## Task goal
Pictures excluded, reproduce exactly the lines below from the one with "Emit a web page that matches this image, drawn with Apache" through the one with "45, interval: 5", both included.

## Entries shown

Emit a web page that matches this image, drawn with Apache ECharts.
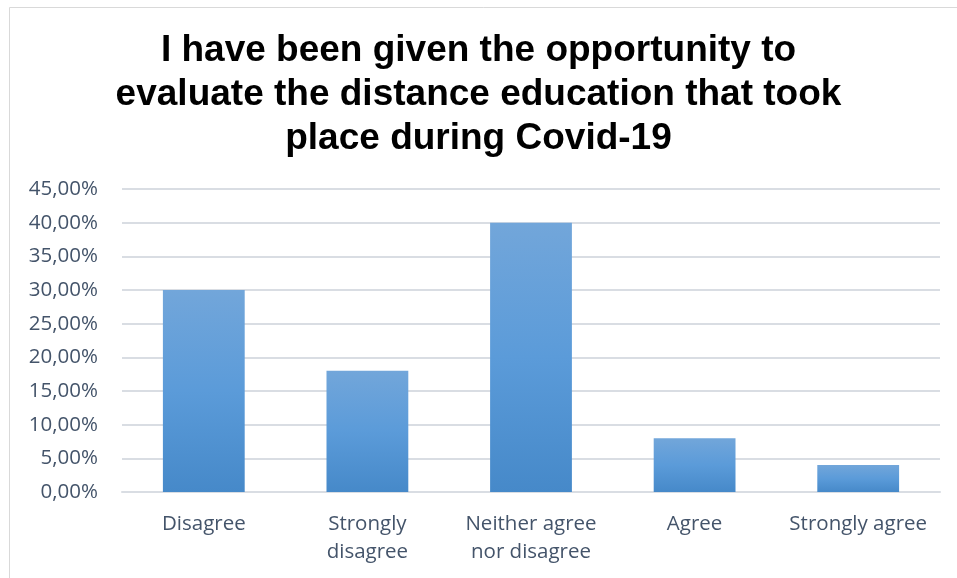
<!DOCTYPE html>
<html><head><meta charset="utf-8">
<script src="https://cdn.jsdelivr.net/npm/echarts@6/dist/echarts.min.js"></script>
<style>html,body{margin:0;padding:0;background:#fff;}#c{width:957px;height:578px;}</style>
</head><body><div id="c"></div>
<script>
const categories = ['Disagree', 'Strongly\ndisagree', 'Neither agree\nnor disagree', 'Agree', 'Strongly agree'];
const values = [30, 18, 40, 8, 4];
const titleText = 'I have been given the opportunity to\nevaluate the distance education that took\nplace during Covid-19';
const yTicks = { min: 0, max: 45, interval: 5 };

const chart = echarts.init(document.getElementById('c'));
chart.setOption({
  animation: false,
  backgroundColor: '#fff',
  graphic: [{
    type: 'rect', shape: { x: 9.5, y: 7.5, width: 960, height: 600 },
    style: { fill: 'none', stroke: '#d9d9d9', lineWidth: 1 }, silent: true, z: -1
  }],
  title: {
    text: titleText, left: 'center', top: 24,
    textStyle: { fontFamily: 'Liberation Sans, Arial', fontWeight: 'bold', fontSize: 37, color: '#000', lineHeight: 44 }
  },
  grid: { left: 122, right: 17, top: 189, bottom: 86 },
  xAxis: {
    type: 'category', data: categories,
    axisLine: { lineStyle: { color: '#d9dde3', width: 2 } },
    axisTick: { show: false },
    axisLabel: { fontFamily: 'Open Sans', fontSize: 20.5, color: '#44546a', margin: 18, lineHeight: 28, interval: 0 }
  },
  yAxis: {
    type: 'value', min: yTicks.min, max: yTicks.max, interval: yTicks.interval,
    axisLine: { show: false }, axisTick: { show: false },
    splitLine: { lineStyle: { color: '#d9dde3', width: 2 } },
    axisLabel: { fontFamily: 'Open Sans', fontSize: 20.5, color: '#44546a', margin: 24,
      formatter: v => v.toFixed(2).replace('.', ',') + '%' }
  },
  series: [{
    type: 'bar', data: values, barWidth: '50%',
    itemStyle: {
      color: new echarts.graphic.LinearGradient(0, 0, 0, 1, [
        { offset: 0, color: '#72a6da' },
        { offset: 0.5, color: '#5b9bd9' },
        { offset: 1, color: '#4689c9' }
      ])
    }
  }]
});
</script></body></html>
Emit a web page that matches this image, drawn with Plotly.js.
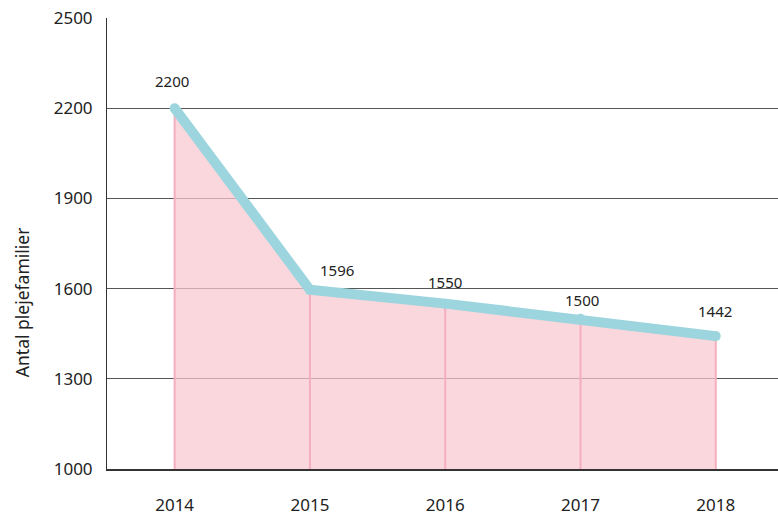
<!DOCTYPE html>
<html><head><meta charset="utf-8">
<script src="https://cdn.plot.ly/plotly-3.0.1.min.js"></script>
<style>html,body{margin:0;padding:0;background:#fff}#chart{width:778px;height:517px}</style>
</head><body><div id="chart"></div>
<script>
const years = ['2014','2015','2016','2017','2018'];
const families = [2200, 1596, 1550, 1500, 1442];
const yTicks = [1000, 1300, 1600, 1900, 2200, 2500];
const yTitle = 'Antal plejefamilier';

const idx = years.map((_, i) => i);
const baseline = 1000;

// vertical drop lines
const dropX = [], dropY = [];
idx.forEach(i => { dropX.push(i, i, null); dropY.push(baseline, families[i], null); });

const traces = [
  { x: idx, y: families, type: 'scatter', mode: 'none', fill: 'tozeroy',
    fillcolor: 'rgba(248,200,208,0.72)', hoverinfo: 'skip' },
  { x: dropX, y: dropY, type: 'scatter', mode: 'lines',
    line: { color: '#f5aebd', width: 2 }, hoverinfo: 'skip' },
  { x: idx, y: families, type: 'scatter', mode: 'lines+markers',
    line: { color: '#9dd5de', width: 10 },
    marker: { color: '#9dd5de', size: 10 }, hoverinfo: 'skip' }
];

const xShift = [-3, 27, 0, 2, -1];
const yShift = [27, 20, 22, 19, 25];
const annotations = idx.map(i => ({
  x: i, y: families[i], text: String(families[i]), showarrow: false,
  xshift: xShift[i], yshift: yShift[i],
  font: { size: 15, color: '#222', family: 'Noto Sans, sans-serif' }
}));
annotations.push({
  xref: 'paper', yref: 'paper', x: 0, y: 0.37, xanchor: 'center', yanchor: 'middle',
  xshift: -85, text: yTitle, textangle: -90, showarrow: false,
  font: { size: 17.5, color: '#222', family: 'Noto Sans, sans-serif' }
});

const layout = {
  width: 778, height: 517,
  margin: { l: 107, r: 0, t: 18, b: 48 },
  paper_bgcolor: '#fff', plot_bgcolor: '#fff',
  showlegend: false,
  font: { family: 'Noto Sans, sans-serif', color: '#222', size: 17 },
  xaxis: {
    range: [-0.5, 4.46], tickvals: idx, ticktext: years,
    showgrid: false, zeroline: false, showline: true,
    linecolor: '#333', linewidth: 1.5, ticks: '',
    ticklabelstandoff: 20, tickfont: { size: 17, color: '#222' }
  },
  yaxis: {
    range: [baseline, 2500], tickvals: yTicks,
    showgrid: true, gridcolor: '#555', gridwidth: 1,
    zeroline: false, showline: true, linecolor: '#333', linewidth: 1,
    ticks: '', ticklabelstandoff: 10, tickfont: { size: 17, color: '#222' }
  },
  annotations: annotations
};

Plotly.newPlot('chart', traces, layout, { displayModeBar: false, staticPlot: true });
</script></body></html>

...

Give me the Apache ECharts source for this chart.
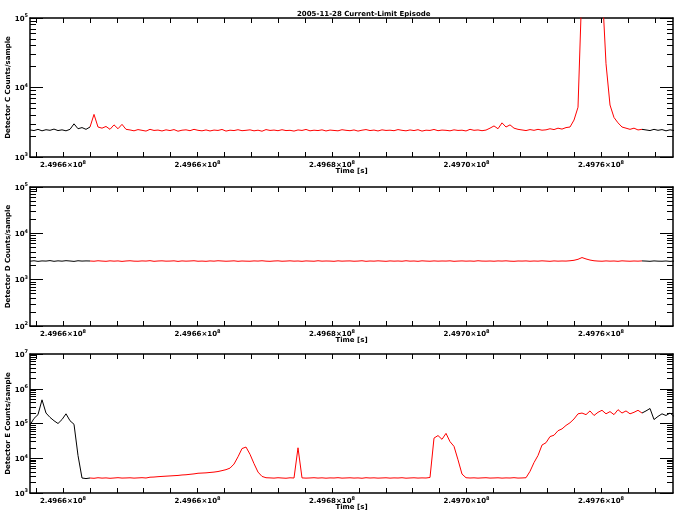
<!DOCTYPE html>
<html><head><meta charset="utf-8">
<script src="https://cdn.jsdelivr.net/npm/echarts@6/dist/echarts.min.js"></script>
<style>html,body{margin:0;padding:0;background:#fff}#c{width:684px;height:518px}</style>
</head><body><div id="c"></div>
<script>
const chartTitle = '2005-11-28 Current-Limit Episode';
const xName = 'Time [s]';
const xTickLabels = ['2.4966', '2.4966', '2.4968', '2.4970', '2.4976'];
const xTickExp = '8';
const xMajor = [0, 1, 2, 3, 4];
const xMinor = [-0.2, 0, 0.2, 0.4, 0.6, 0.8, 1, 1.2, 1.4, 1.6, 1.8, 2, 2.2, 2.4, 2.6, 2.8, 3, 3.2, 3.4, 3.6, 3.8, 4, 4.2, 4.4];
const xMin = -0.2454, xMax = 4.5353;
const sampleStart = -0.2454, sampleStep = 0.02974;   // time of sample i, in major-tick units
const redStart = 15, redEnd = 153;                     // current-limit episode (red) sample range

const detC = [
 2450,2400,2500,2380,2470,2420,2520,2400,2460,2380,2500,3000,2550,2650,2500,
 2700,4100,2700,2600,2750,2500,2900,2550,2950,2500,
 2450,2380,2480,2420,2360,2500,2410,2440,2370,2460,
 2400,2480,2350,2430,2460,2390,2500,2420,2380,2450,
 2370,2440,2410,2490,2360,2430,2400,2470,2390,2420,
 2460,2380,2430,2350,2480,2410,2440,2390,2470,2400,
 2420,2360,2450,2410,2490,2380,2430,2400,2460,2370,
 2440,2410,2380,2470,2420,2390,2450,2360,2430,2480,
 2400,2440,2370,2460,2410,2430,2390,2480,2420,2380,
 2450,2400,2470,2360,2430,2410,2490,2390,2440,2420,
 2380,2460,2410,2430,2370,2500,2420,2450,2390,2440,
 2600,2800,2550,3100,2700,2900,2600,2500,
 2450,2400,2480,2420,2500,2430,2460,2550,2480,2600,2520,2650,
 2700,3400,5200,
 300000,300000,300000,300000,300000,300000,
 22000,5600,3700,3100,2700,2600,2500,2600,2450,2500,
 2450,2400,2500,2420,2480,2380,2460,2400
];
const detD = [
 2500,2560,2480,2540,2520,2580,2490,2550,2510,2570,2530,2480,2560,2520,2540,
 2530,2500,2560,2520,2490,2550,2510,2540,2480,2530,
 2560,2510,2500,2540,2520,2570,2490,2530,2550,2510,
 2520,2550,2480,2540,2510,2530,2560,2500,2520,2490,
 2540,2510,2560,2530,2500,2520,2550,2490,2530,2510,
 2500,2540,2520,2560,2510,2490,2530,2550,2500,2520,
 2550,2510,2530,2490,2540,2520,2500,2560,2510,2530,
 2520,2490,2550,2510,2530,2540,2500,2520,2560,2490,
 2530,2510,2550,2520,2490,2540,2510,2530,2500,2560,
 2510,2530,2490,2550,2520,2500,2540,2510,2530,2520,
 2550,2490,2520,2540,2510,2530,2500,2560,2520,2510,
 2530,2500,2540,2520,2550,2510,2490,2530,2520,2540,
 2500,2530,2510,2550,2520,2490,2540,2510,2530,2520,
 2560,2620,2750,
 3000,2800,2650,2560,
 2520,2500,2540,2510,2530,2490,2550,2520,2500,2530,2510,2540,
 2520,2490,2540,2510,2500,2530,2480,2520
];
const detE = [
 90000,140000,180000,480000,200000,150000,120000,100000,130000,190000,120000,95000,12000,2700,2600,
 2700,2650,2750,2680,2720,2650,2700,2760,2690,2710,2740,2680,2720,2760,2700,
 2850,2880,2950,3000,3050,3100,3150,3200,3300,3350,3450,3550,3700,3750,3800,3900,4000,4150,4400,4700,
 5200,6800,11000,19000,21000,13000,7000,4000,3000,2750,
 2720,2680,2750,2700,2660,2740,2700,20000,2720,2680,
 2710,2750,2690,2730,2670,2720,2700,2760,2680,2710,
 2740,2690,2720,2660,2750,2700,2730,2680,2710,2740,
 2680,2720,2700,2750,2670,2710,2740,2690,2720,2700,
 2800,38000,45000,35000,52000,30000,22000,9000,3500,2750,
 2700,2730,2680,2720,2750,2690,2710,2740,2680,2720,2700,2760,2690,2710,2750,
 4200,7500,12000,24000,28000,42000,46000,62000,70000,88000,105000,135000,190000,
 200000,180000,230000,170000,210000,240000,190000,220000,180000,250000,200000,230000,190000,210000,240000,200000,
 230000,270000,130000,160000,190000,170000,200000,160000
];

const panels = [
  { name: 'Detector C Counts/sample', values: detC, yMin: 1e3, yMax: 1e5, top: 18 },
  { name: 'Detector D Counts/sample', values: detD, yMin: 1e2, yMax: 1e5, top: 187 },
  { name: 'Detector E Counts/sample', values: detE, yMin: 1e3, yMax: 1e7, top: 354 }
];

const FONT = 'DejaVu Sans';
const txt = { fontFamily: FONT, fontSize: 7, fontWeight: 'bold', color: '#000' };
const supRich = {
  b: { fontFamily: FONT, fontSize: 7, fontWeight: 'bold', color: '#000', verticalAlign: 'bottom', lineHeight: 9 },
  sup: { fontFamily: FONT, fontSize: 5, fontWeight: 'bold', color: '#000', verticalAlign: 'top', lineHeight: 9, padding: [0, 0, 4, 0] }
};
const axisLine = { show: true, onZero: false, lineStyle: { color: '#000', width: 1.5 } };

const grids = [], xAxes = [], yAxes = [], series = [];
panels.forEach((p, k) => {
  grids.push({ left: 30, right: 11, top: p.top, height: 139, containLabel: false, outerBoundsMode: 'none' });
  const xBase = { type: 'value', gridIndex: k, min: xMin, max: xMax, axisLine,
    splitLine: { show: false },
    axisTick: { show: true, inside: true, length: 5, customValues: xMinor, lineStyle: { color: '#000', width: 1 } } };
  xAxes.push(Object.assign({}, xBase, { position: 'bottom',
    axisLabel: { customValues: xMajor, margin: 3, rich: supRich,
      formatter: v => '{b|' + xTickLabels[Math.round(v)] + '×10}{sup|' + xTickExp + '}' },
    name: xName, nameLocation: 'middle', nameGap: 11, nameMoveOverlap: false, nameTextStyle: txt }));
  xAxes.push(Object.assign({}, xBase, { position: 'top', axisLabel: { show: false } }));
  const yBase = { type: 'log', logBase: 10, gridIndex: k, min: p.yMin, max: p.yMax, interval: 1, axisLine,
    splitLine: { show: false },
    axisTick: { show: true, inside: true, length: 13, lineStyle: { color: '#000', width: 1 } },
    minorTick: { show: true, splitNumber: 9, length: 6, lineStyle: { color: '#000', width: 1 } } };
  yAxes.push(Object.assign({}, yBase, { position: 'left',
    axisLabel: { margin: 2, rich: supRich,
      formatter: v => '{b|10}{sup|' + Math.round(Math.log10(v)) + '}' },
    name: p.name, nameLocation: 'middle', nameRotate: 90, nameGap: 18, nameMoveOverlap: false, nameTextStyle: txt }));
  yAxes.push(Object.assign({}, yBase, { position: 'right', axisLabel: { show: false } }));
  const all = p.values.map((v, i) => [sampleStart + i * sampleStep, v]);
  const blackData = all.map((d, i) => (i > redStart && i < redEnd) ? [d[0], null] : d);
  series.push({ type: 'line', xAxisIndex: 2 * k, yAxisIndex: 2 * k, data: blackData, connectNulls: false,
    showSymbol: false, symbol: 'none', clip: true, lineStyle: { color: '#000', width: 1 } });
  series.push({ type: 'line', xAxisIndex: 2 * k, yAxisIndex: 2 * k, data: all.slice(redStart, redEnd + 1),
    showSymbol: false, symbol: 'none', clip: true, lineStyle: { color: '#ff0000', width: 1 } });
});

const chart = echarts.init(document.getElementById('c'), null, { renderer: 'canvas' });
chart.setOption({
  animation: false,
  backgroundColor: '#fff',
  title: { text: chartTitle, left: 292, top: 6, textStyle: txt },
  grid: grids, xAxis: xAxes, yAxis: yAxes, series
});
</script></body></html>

## Written response
Emit a web page that matches this image, drawn with Apache ECharts.
<!DOCTYPE html>
<html><head><meta charset="utf-8">
<script src="https://cdn.jsdelivr.net/npm/echarts@6/dist/echarts.min.js"></script>
<style>html,body{margin:0;padding:0;background:#fff;}#c{width:957px;height:578px;}</style>
</head><body><div id="c"></div>
<script>
const categories = ['Disagree', 'Strongly\ndisagree', 'Neither agree\nnor disagree', 'Agree', 'Strongly agree'];
const values = [30, 18, 40, 8, 4];
const titleText = 'I have been given the opportunity to\nevaluate the distance education that took\nplace during Covid-19';
const yTicks = { min: 0, max: 45, interval: 5 };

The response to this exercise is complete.